The first: that the U.S. would take over the territory. “The U.S. will take over the Gaza Strip,” Trump said in a White House press conference with Israeli Prime Minister Benjamin Netanyahu. “We’ll own it … We have an opportunity to do something that could be phenomenal … the Riviera of the Middle East.”

The second: that Gaza’s entire population would relocate to other countries. “ We should go to other countries of interest with humanitarian hearts, and there are many of them that want to do this, and build various domains that will ultimately be occupied by the 1.8 million Palestinians living in Gaza, ending the death and destruction and, frankly, bad luck,” he said.

Trump presented no specifics about how the U.S. would execute his proposals.
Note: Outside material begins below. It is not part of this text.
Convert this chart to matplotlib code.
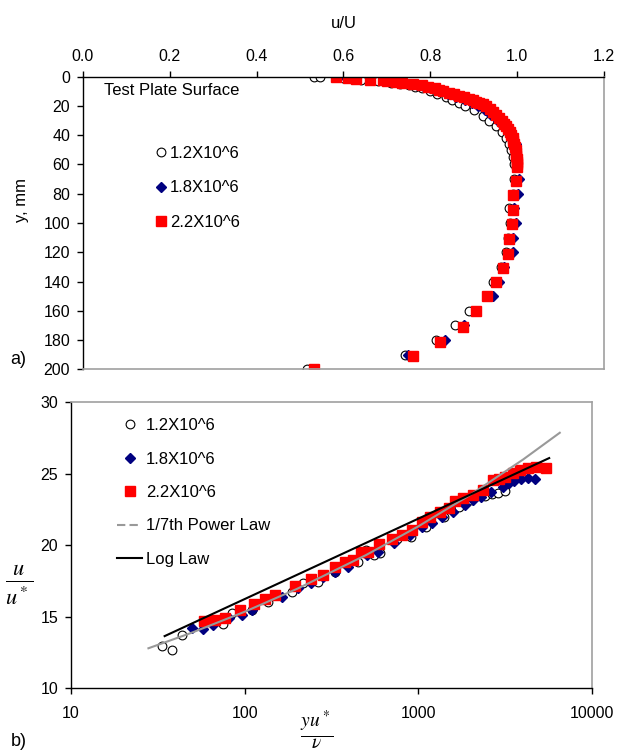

They have met fierce resistance from Arab and Palestinian leaders, who have long hoped Gaza and the West Bank would form the basis for a future Palestinian state alongside Israel.

Hamas has also rejected the idea, as it prepares this week to negotiate with Israel on the next phase of their tenuous ceasefire agreement in Gaza. The two sides have been exchanging hostages and prisoners after a 15-month war that has traumatized both societies and left much of Gaza a wasteland, and Trump’s statements add more uncertainty to the future of Gaza and the ceasefire.

Here’s how the region is making sense of Trump’s words:

Israeli observers are taking Trump’s words with a “grain of salt”

Former Israeli officials cast doubt on the viability of a U.S. takeover of Gaza and removal of its population.

“On the day that I will see American soldiers coming in great numbers to Gaza, I will then make up my mind how serious it is,” former Israeli Prime Minister Ehud Olmert told NPR. “Every party involved except for Israel is completely against it.”

“It is utterly unrealistic, and it reflects a total lack of understanding of the historical process of where these Palestinians come from, what is their collective identity,” former Israeli Foreign Minister Shlomo Ben-Ami told NPR. “ It’s somebody that came from the outer space and tries to impose a solution which is, you know, detached from a context.”

Israeli observers have suggested Trump could be using a negotiating tactic known in Israel as “putting in a goat” — laying down a demand for the purpose of removing it later and appearing to have granted a concession.

“This man is an actor in a global theater, and this has been his tactics, playing big, drawing the world’s attention to what he says, getting his rivals out of balance, and eventually something will happen that goes his way,” Ben-Ami said. “Maybe this is a tactical sort of move that tries to say a big thing in order to eventually get a more modest solution.”

A similar scenario played out in Trump’s first term: Netanyahu declared Israel would annex parts of the West Bank under Trump’s Israeli-Palestinian peace plan, then tabled annexation in exchange for a Trump-brokered deal for diplomatic relations between Israel and the United Arab Emirates.

The negotiations Trump oversees now involve the future of Hamas rule in Gaza, and a deal for Saudi Arabia to establish diplomatic relations with Israel.

“Trump must be taken with a grain of salt,” Israeli journalist Amir Ettinger wrote Wednesday in the right-leaning Israel Hayom newspaper. “Senior figures in Israel do not rule out that a similar scenario could occur regarding the Gaza migration issue. The plan might be that Gaza is eventually taken off the table in exchange for the return of the hostages, the expulsion of Hamas leaders and many of its operatives, and normalization with Saudi Arabia without demands in exchange for promises regarding a Palestinian state.”

Whether or not it is a viable vision, the once-fringe Israeli idea of “transfer” — expelling or encouraging the emigration of Palestinians to other countries so Israel can take over their land — has quickly moved further into the Israeli mainstream with Trump’s comments in recent weeks about relocating Gazans.